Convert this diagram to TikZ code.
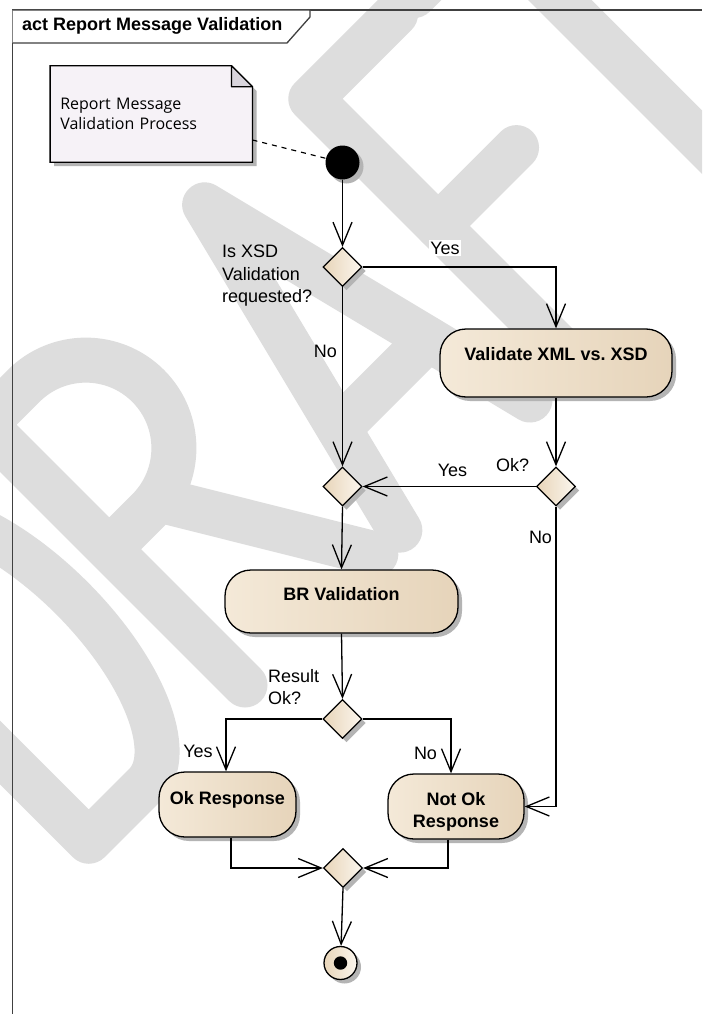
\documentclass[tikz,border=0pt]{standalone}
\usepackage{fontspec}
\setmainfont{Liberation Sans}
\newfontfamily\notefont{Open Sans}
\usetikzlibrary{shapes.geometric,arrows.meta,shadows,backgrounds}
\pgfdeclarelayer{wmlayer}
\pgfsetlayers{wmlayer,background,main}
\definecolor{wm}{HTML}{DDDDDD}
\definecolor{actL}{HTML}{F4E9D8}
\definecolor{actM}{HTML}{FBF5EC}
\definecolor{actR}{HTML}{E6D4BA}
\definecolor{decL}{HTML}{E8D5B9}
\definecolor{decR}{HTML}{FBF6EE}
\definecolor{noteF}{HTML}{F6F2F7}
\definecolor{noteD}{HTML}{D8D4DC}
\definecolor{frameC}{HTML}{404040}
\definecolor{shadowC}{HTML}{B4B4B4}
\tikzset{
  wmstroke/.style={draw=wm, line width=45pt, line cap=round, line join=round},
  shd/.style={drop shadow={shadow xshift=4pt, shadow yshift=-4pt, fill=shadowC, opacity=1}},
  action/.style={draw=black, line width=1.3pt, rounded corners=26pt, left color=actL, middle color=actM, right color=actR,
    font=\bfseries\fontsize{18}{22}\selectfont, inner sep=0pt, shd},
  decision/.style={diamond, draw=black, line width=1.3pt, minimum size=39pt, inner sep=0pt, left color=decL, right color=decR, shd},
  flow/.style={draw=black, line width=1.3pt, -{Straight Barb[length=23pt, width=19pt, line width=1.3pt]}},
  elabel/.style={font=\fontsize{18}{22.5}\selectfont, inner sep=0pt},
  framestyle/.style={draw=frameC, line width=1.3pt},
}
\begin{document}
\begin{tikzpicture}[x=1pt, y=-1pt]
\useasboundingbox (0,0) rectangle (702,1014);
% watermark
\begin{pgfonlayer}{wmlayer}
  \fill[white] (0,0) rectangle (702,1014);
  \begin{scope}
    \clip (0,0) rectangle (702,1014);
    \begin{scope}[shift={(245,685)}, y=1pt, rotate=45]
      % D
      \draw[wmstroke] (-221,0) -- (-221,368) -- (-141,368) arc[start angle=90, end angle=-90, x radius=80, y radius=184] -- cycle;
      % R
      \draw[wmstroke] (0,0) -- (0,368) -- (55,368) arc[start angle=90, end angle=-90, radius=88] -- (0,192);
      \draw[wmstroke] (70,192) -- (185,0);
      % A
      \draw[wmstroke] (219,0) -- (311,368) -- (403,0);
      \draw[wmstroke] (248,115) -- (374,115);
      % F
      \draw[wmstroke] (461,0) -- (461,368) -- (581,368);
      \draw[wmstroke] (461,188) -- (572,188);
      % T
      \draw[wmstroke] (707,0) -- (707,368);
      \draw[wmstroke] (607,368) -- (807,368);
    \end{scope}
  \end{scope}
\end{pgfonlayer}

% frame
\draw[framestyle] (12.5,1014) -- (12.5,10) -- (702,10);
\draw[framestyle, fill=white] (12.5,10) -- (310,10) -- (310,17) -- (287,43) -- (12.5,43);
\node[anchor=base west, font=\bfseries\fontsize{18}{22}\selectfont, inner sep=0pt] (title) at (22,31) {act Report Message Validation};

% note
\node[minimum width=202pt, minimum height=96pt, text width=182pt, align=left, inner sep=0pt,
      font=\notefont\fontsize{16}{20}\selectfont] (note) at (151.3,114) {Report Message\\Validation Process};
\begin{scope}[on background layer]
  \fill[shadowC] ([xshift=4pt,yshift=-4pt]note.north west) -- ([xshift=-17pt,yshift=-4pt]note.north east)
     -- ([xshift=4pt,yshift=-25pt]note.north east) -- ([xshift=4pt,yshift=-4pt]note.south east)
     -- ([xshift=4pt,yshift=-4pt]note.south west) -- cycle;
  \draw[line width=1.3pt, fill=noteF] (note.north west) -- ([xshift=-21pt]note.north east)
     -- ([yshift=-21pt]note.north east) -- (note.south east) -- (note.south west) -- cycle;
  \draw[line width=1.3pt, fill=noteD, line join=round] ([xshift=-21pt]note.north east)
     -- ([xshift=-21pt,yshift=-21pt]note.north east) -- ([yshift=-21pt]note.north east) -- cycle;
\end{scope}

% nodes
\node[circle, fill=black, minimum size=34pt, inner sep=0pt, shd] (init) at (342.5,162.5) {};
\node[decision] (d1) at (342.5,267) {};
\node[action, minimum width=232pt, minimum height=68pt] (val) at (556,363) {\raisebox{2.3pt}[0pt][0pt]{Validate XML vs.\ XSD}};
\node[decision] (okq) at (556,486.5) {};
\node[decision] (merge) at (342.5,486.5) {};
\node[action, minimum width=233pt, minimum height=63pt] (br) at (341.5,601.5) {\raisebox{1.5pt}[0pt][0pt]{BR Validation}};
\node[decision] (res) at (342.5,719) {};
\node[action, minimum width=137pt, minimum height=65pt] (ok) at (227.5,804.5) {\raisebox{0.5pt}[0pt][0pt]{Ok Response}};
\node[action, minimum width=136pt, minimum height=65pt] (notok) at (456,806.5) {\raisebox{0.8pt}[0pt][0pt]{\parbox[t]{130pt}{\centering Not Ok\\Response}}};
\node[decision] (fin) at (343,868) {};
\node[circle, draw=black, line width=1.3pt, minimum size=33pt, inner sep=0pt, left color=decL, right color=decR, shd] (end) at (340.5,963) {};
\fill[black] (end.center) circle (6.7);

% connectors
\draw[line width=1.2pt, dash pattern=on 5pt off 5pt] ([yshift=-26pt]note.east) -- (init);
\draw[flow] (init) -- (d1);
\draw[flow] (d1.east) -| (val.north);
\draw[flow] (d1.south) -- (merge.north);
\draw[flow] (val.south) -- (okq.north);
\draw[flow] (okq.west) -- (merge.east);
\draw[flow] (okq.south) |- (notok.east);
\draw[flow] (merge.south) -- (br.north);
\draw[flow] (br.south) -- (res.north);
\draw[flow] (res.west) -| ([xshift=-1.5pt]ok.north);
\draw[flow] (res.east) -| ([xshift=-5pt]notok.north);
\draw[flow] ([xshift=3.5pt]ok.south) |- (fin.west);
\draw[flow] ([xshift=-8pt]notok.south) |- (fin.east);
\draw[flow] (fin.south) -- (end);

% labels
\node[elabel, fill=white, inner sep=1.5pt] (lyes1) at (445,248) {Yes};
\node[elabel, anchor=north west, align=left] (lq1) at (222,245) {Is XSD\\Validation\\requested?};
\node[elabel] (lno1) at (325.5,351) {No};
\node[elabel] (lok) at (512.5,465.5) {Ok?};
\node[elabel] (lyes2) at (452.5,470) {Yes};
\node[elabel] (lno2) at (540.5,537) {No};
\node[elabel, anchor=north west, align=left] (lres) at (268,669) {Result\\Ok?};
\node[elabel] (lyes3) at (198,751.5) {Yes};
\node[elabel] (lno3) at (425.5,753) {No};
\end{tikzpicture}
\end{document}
#####
Task: Could you repeat all of the material exactly? Pictures should not be copied.

Response to this exercise:
Convert this diagram to TikZ code.
\documentclass[tikz,border=0pt]{standalone}
\usepackage{fontspec}
\setmainfont{Liberation Sans}
\newfontfamily\notefont{Open Sans}
\usetikzlibrary{shapes.geometric,arrows.meta,shadows,backgrounds}
\pgfdeclarelayer{wmlayer}
\pgfsetlayers{wmlayer,background,main}
\definecolor{wm}{HTML}{DDDDDD}
\definecolor{actL}{HTML}{F4E9D8}
\definecolor{actM}{HTML}{FBF5EC}
\definecolor{actR}{HTML}{E6D4BA}
\definecolor{decL}{HTML}{E8D5B9}
\definecolor{decR}{HTML}{FBF6EE}
\definecolor{noteF}{HTML}{F6F2F7}
\definecolor{noteD}{HTML}{D8D4DC}
\definecolor{frameC}{HTML}{404040}
\definecolor{shadowC}{HTML}{B4B4B4}
\tikzset{
  wmstroke/.style={draw=wm, line width=45pt, line cap=round, line join=round},
  shd/.style={drop shadow={shadow xshift=4pt, shadow yshift=-4pt, fill=shadowC, opacity=1}},
  action/.style={draw=black, line width=1.3pt, rounded corners=26pt, left color=actL, middle color=actM, right color=actR,
    font=\bfseries\fontsize{18}{22}\selectfont, inner sep=0pt, shd},
  decision/.style={diamond, draw=black, line width=1.3pt, minimum size=39pt, inner sep=0pt, left color=decL, right color=decR, shd},
  flow/.style={draw=black, line width=1.3pt, -{Straight Barb[length=23pt, width=19pt, line width=1.3pt]}},
  elabel/.style={font=\fontsize{18}{22.5}\selectfont, inner sep=0pt},
  framestyle/.style={draw=frameC, line width=1.3pt},
}
\begin{document}
\begin{tikzpicture}[x=1pt, y=-1pt]
\useasboundingbox (0,0) rectangle (702,1014);
% watermark
\begin{pgfonlayer}{wmlayer}
  \fill[white] (0,0) rectangle (702,1014);
  \begin{scope}
    \clip (0,0) rectangle (702,1014);
    \begin{scope}[shift={(245,685)}, y=1pt, rotate=45]
      % D
      \draw[wmstroke] (-221,0) -- (-221,368) -- (-141,368) arc[start angle=90, end angle=-90, x radius=80, y radius=184] -- cycle;
      % R
      \draw[wmstroke] (0,0) -- (0,368) -- (55,368) arc[start angle=90, end angle=-90, radius=88] -- (0,192);
      \draw[wmstroke] (70,192) -- (185,0);
      % A
      \draw[wmstroke] (219,0) -- (311,368) -- (403,0);
      \draw[wmstroke] (248,115) -- (374,115);
      % F
      \draw[wmstroke] (461,0) -- (461,368) -- (581,368);
      \draw[wmstroke] (461,188) -- (572,188);
      % T
      \draw[wmstroke] (707,0) -- (707,368);
      \draw[wmstroke] (607,368) -- (807,368);
    \end{scope}
  \end{scope}
\end{pgfonlayer}

% frame
\draw[framestyle] (12.5,1014) -- (12.5,10) -- (702,10);
\draw[framestyle, fill=white] (12.5,10) -- (310,10) -- (310,17) -- (287,43) -- (12.5,43);
\node[anchor=base west, font=\bfseries\fontsize{18}{22}\selectfont, inner sep=0pt] (title) at (22,31) {act Report Message Validation};

% note
\node[minimum width=202pt, minimum height=96pt, text width=182pt, align=left, inner sep=0pt,
      font=\notefont\fontsize{16}{20}\selectfont] (note) at (151.3,114) {Report Message\\Validation Process};
\begin{scope}[on background layer]
  \fill[shadowC] ([xshift=4pt,yshift=-4pt]note.north west) -- ([xshift=-17pt,yshift=-4pt]note.north east)
     -- ([xshift=4pt,yshift=-25pt]note.north east) -- ([xshift=4pt,yshift=-4pt]note.south east)
     -- ([xshift=4pt,yshift=-4pt]note.south west) -- cycle;
  \draw[line width=1.3pt, fill=noteF] (note.north west) -- ([xshift=-21pt]note.north east)
     -- ([yshift=-21pt]note.north east) -- (note.south east) -- (note.south west) -- cycle;
  \draw[line width=1.3pt, fill=noteD, line join=round] ([xshift=-21pt]note.north east)
     -- ([xshift=-21pt,yshift=-21pt]note.north east) -- ([yshift=-21pt]note.north east) -- cycle;
\end{scope}

% nodes
\node[circle, fill=black, minimum size=34pt, inner sep=0pt, shd] (init) at (342.5,162.5) {};
\node[decision] (d1) at (342.5,267) {};
\node[action, minimum width=232pt, minimum height=68pt] (val) at (556,363) {\raisebox{2.3pt}[0pt][0pt]{Validate XML vs.\ XSD}};
\node[decision] (okq) at (556,486.5) {};
\node[decision] (merge) at (342.5,486.5) {};
\node[action, minimum width=233pt, minimum height=63pt] (br) at (341.5,601.5) {\raisebox{1.5pt}[0pt][0pt]{BR Validation}};
\node[decision] (res) at (342.5,719) {};
\node[action, minimum width=137pt, minimum height=65pt] (ok) at (227.5,804.5) {\raisebox{0.5pt}[0pt][0pt]{Ok Response}};
\node[action, minimum width=136pt, minimum height=65pt] (notok) at (456,806.5) {\raisebox{0.8pt}[0pt][0pt]{\parbox[t]{130pt}{\centering Not Ok\\Response}}};
\node[decision] (fin) at (343,868) {};
\node[circle, draw=black, line width=1.3pt, minimum size=33pt, inner sep=0pt, left color=decL, right color=decR, shd] (end) at (340.5,963) {};
\fill[black] (end.center) circle (6.7);

% connectors
\draw[line width=1.2pt, dash pattern=on 5pt off 5pt] ([yshift=-26pt]note.east) -- (init);
\draw[flow] (init) -- (d1);
\draw[flow] (d1.east) -| (val.north);
\draw[flow] (d1.south) -- (merge.north);
\draw[flow] (val.south) -- (okq.north);
\draw[flow] (okq.west) -- (merge.east);
\draw[flow] (okq.south) |- (notok.east);
\draw[flow] (merge.south) -- (br.north);
\draw[flow] (br.south) -- (res.north);
\draw[flow] (res.west) -| ([xshift=-1.5pt]ok.north);
\draw[flow] (res.east) -| ([xshift=-5pt]notok.north);
\draw[flow] ([xshift=3.5pt]ok.south) |- (fin.west);
\draw[flow] ([xshift=-8pt]notok.south) |- (fin.east);
\draw[flow] (fin.south) -- (end);

% labels
\node[elabel, fill=white, inner sep=1.5pt] (lyes1) at (445,248) {Yes};
\node[elabel, anchor=north west, align=left] (lq1) at (222,245) {Is XSD\\Validation\\requested?};
\node[elabel] (lno1) at (325.5,351) {No};
\node[elabel] (lok) at (512.5,465.5) {Ok?};
\node[elabel] (lyes2) at (452.5,470) {Yes};
\node[elabel] (lno2) at (540.5,537) {No};
\node[elabel, anchor=north west, align=left] (lres) at (268,669) {Result\\Ok?};
\node[elabel] (lyes3) at (198,751.5) {Yes};
\node[elabel] (lno3) at (425.5,753) {No};
\end{tikzpicture}
\end{document}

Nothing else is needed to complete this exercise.